W minioną sobotę pijana jeleniogórzanka postanowiła zrobić sobie w pokoju pokaz sztucznych ogni. Policjanci wezwani na miejsce ustalili, że odpaliła wojskową petardę,. tzw. wojskowy środek pozoracji pola walki.
Próbowała wyrzucić ją przez drzwi balkonowe. Nie zdążyła. Petarda eksplodowała w ręce. Kobieta doznała ran szarpanych dłoni oraz poparzenia twarzy. Została przewieziona do szpitala. Pokrzywdzona miała 1,66 promila alkoholu w organizmie.
Jak się później okazało jeleniogórzanka miała w kieszeni jeszcze jedną taką „petardę”. Kobieta tego dnia piła alkohol w towarzystwie męża i jego kolegi. Wieczorem wyszła z domu, a kiedy wróciła trzymała w ręce wojskową racę.
Policja prowadzi postępowanie w kierunku narażenia innych osób na niebezpieczeństwo utraty życia albo ciężkiego uszczerbku na zdrowiu, za co grozi lekkomyślnej kobiecie kara do trzech lat więzienia.

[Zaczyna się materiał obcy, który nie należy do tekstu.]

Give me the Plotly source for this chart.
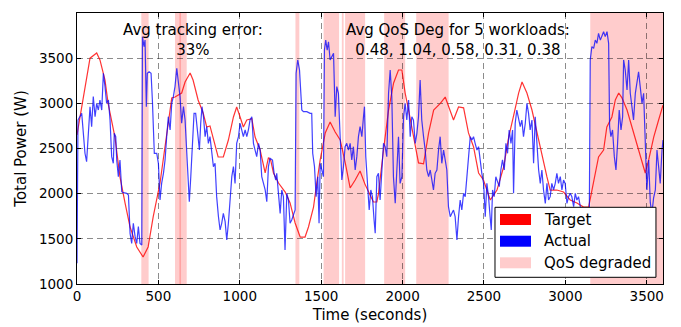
import plotly.graph_objects as go

# ---- data ----
target_t = [0, 8, 29, 49, 80, 121, 141, 172, 191, 233, 264, 295, 326, 367, 406, 437, 468, 510, 551, 582,
            602, 643, 664, 695, 713, 744, 775, 797, 817, 838, 867, 899, 930, 961, 981, 1002, 1022, 1043,
            1074, 1094, 1125, 1156, 1176, 1190, 1207, 1238, 1279, 1309, 1340, 1371, 1401, 1422, 1453,
            1473, 1494, 1525, 1555, 1586, 1617, 1648, 1678, 1709, 1739, 1770, 1800, 1821, 1842, 1852,
            1883, 1914, 1945, 1975, 1996, 2016, 2037, 2068, 2098, 2129, 2160, 2191, 2232, 2262, 2283,
            2313, 2344, 2375, 2405, 2436, 2467, 2497, 2539, 2580, 2621, 2652, 2683, 2713, 2734, 2764,
            2795, 2826, 2856, 2887, 2907, 2948, 2989, 3030, 3071, 3112, 3143, 3173, 3204, 3235, 3255,
            3286, 3307, 3328, 3348, 3379, 3409, 3440, 3471, 3491, 3512, 3543, 3573, 3600]
target_w = [2650, 2740, 2960, 3150, 3500, 3557, 3480, 3258, 3000, 2627, 2185, 1897, 1631, 1410, 1299, 1410,
            1742, 2118, 2627, 3060, 3070, 3114, 3236, 3336, 3258, 3037, 2893, 2738, 2750, 2594, 2406,
            2406, 2594, 2849, 2960, 2849, 2738, 2815, 2830, 2627, 2483, 2230, 2400, 2370, 2229, 2118,
            2018, 1897, 1675, 1520, 1520, 1631, 1852, 2118, 2373, 2672, 2793, 2683, 2594, 2340, 2063,
            2151, 2250, 2100, 1990, 1908, 1908, 2000, 2483, 2926, 3225, 3369, 3369, 3114, 2926, 2627,
            2340, 2330, 2672, 2926, 3000, 3070, 2960, 2815, 2960, 2950, 2672, 2520, 2229, 2151, 1930,
            2040, 2295, 2627, 2870, 3114, 3236, 3114, 2926, 2672, 2406, 2185, 2040, 2040, 2018, 1930,
            1897, 1852, 1852, 2118, 2406, 2483, 2738, 2849, 3037, 3114, 3060, 2926, 2738, 2560, 2373,
            2229, 2373, 2627, 2815, 2980]

actual_t = [0, 6, 29, 39, 49, 59, 70, 80, 90, 100, 111, 121, 131, 141, 152, 162, 172, 182, 193, 203, 213,
            223, 229, 238, 244, 254, 264, 275, 285, 305, 316, 326, 336, 346, 357, 367, 377, 387, 398, 402,
            412, 418, 426, 432, 443, 455, 463, 475, 490, 500, 510, 520, 531, 541, 551, 561, 572,
            582, 592, 602, 613, 623, 633, 643, 654, 664, 674, 684, 690, 699, 709, 719, 729, 740, 752,
            760, 768, 777, 787, 797, 807, 817, 828, 838, 848, 858, 869, 879, 889, 899, 910, 920, 930,
            940, 951, 961, 971, 981, 992, 1002, 1012, 1022, 1033, 1043, 1053, 1063, 1074, 1084, 1094,
            1104, 1115, 1125, 1135, 1145, 1156, 1166, 1176,
            1186, 1201, 1211, 1221, 1227, 1237, 1248, 1258, 1268, 1278, 1289, 1299, 1309, 1319, 1330,
            1340, 1346, 1356, 1367, 1381, 1391, 1412, 1432, 1442, 1448, 1459, 1469, 1479, 1487, 1494,
            1504, 1514, 1520, 1528, 1537, 1545, 1555, 1565, 1576, 1586, 1596, 1606, 1617, 1627, 1637,
            1647, 1657, 1668, 1678, 1688, 1698, 1709, 1719, 1729, 1739, 1750,
            1760, 1766, 1774, 1785, 1795, 1805, 1815, 1825, 1832, 1842, 1852, 1862, 1873, 1883, 1893,
            1903, 1914, 1924, 1934, 1944, 1955, 1965, 1975, 1985, 1996, 2006, 2016, 2026, 2037, 2047,
            2057, 2067, 2078, 2088, 2098, 2108, 2118, 2129, 2139, 2149, 2160, 2170, 2180, 2190, 2200,
            2211, 2221, 2231, 2241, 2252, 2262, 2272, 2282, 2293, 2303, 2313, 2323, 2334, 2344,
            2354, 2364, 2375, 2385, 2395, 2405, 2416, 2426, 2436, 2446, 2457, 2467, 2477, 2487, 2498,
            2508, 2518, 2528, 2538, 2545, 2553, 2563, 2573, 2584, 2594, 2604, 2614, 2625, 2635, 2645,
            2655, 2666, 2676, 2682, 2692, 2702, 2713, 2723, 2733, 2743, 2754, 2764, 2774, 2784, 2795,
            2805, 2815, 2825, 2836, 2846, 2856, 2866, 2877, 2887, 2897,
            2907, 2917, 2928, 2938, 2948, 2958, 2969, 2979, 2989, 2999, 3010, 3020, 3030, 3040, 3051,
            3061, 3071, 3081, 3092, 3102, 3112, 3122, 3133, 3147, 3153, 3163, 3174, 3184, 3194, 3204,
            3215, 3225, 3235, 3245, 3256, 3266, 3272, 3280, 3290, 3301, 3311, 3321, 3331, 3342, 3352,
            3358, 3368, 3379, 3389, 3399, 3409, 3419, 3430, 3440, 3450, 3460, 3471, 3481, 3491, 3501,
            3512, 3522, 3532, 3542, 3553, 3563, 3573, 3583, 3594, 3600]
actual_w = [1230, 2815, 2889, 2705, 2447, 2354, 2742, 2963, 2742, 3074, 2852, 3000, 2926, 3037, 2926, 3332,
            3185, 3000, 3037, 2815, 2410, 2336, 2668, 2631, 2373, 2188, 2373, 2022, 2011, 2004, 1985, 1561,
            1450, 1672, 1524, 1450, 1635, 1450, 1432, 3738, 3627, 3700, 2963, 3332, 3350, 3332, 3037,
            2447, 2447, 2336, 1930, 2114, 2225, 2373, 2631, 2852, 2705,
            3000, 3074, 3185, 3387, 3221, 3074, 2779, 2963, 2815, 2483, 2188, 1911, 2188, 2557, 2889,
            2889, 2668, 2483, 2779, 2963, 2852, 2631, 2742, 2557, 2631, 2447, 2299, 2336, 1967, 1745,
            1598, 1672, 1782, 1690, 1487, 1672, 1893, 2188, 2299, 2114, 2557, 2631, 2779, 2705, 2631,
            2705, 2631, 2705, 2815, 2852, 2557, 2483, 2410, 2557, 2483, 2188, 2114, 2041, 1911, 2299,
            2392, 2373, 2225, 2151, 2225, 1967, 1782, 2041, 1967, 1376, 2004, 1930, 1672, 1708, 1782,
            1819, 3332, 3480, 3369, 2926, 2908, 2908, 2889, 2889, 2447, 2299, 1967, 2188, 1672, 2336,
            2262, 2188, 3590, 3700, 3590, 3682, 3480, 3516, 3553, 2852, 3185, 3111, 2594, 2151, 2299,
            2520, 2557, 2483, 2557, 2373, 2520, 2262, 2410, 2631, 2742, 2631,
            2852, 2963, 2410, 2114, 1819, 2041, 1967, 1708, 1561, 2188, 2225, 1930, 2262, 2557, 2520,
            2410, 3111, 3369, 3074, 2188, 1893, 2262, 2631, 2114, 2188, 2852, 3000, 2815, 3037, 2631,
            2852, 2815, 2557, 2668, 2852, 3258, 2815, 2631, 2483, 2262, 2188, 2262, 2151, 2041, 2225,
            2262, 2483, 2631, 2336, 2483, 2373, 2262, 1856, 1745, 1782, 1819, 1745, 1487, 1745,
            1930, 1819, 2004, 1967, 2188, 2483, 2631, 2594, 2631, 2557, 2483, 2520, 2336, 2225, 2114,
            1745, 2114, 1967, 1745, 1598, 2041, 1967, 2188, 2114, 2078, 2262, 2373, 2262, 2557, 2447,
            2705, 2557, 2705, 2004, 2779, 2926, 2815, 2742, 2815, 2631, 2779, 3000, 2889, 2705, 2815,
            2336, 2852, 2557, 2262, 2114, 2262, 2041, 1893, 2114, 1930,
            1967, 2114, 2041, 2114, 2225, 2114, 2188, 2041, 2151, 2114, 1893, 1967, 2004, 1967, 1856,
            2004, 1930, 1967, 1856, 1819, 1708, 1635, 1672, 1672, 3480, 3627, 3608, 3700, 3664, 3775,
            3700, 3738, 3793, 3738, 3793, 3664, 2742, 2631, 2705, 2410, 2262, 2557, 2926, 2705, 2852,
            3480, 3369, 3148, 3480, 3111, 2926, 2815, 3111, 3258, 3350, 3185, 3000, 3111, 2668, 2041,
            2373, 1900, 1780, 1950, 2041, 2483, 2299, 2114, 2483, 2594]

# QoS degraded intervals (seconds)
qos_start = [395, 602, 629, 1342, 1515, 1627, 1647, 1887, 2084, 3153]
qos_end = [440, 639, 674, 1366, 1610, 1638, 1770, 2016, 2283, 3600]

x_ticks = [0, 500, 1000, 1500, 2000, 2500, 3000, 3500]
y_ticks = [1000, 1500, 2000, 2500, 3000, 3500, 4000]

legend_labels = ["Target", "Actual", "QoS degraded"]
legend_colors = ["#ff0000", "#0000ff", "rgba(255,0,0,0.2)"]

note_left = "Avg tracking error:<br>33%"
note_right = "Avg QoS Deg for 5 workloads:<br>0.48, 1.04, 0.58, 0.31, 0.38"

FONT = "DejaVu Sans"

fig = go.Figure()
fig.add_trace(go.Scatter(x=target_t, y=target_w, mode="lines", name="Target",
                         line=dict(color="rgba(255,0,0,0.8)", width=1.2), showlegend=False))
fig.add_trace(go.Scatter(x=actual_t, y=actual_w, mode="lines", name="Actual",
                         line=dict(color="rgba(0,0,255,0.75)", width=1.2), showlegend=False))

shapes = []
for s, e in zip(qos_start, qos_end):
    shapes.append(dict(type="rect", xref="x", yref="paper", x0=s, x1=e, y0=0, y1=1,
                       fillcolor="rgba(255,0,0,0.2)", line=dict(width=0), layer="below"))

# legend box (drawn manually to mimic filled patches)
shapes.append(dict(type="rect", xref="paper", yref="paper", x0=0.7133, x1=0.988, y0=0.0247, y1=0.283,
                   fillcolor="white", line=dict(color="black", width=1), layer="above"))
patch_y = [(0.2177, 0.2583), (0.1376, 0.1782), (0.0579, 0.0985)]
text_y = [0.2380, 0.1587, 0.0793]
annotations = []
for lab, col, (py0, py1), ty in zip(legend_labels, legend_colors, patch_y, text_y):
    shapes.append(dict(type="rect", xref="paper", yref="paper", x0=0.7218, x1=0.7747, y0=py0, y1=py1,
                       fillcolor=col, line=dict(width=0), layer="above"))
    annotations.append(dict(xref="paper", yref="paper", x=0.7935, y=ty, text=lab, showarrow=False,
                            xanchor="left", yanchor="middle", font=dict(family=FONT, size=15, color="black")))

annotations += [
    dict(xref="paper", yref="paper", x=0.198, y=0.902, text=note_left, showarrow=False,
         xanchor="center", yanchor="middle", align="center",
         font=dict(family=FONT, size=15, color="black")),
    dict(xref="paper", yref="paper", x=0.650, y=0.902, text=note_right, showarrow=False,
         xanchor="center", yanchor="middle", align="center",
         font=dict(family=FONT, size=15, color="black")),
]

axis_common = dict(showline=True, linecolor="black", linewidth=1, mirror="ticks",
                   ticks="inside", ticklen=4, tickcolor="black",
                   showgrid=True, gridcolor="rgba(0,0,0,0.45)", gridwidth=1, griddash="6px,4px",
                   zeroline=False, tickfont=dict(family=FONT, size=13.5, color="black"))

fig.update_xaxes(range=[0, 3600], tickvals=x_ticks, ticktext=[str(v) for v in x_ticks],
                 title=dict(text="Time (seconds)", font=dict(family=FONT, size=15, color="black"), standoff=6),
                 **axis_common)
fig.update_yaxes(range=[1000, 4000], tickvals=y_ticks, ticktext=[str(v) for v in y_ticks],
                 title=dict(text="Total Power (W)", font=dict(family=FONT, size=15, color="black"), standoff=8),
                 **axis_common)

# the page body adds an 8px offset, so the figure is sized to fit the 681x327 window
fig.update_layout(width=673, height=319, margin=dict(l=69, r=18, t=5, b=43, autoexpand=False),
                  paper_bgcolor="white", plot_bgcolor="white", shapes=shapes, annotations=annotations,
                  showlegend=False, font=dict(family=FONT, color="black"))

fig.write_html("out.html")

– W związku ze zbliżającym się sylwestrem i hucznie obchodzonym Nowym Rokiem policja jeleniogórska apeluje o zachowanie szczególnej ostrożności podczas używania materiałów pirotechnicznych. Lekkomyślność może zakończyć się tragicznie dla osoby, która niewłaściwe obchodzi się z tego rodzaju środkami, ale także dla osób postronnych – kwituje nadkom. Edyta Bagrowska z Komendy Miejskiej Policji w Jeleniej Górze.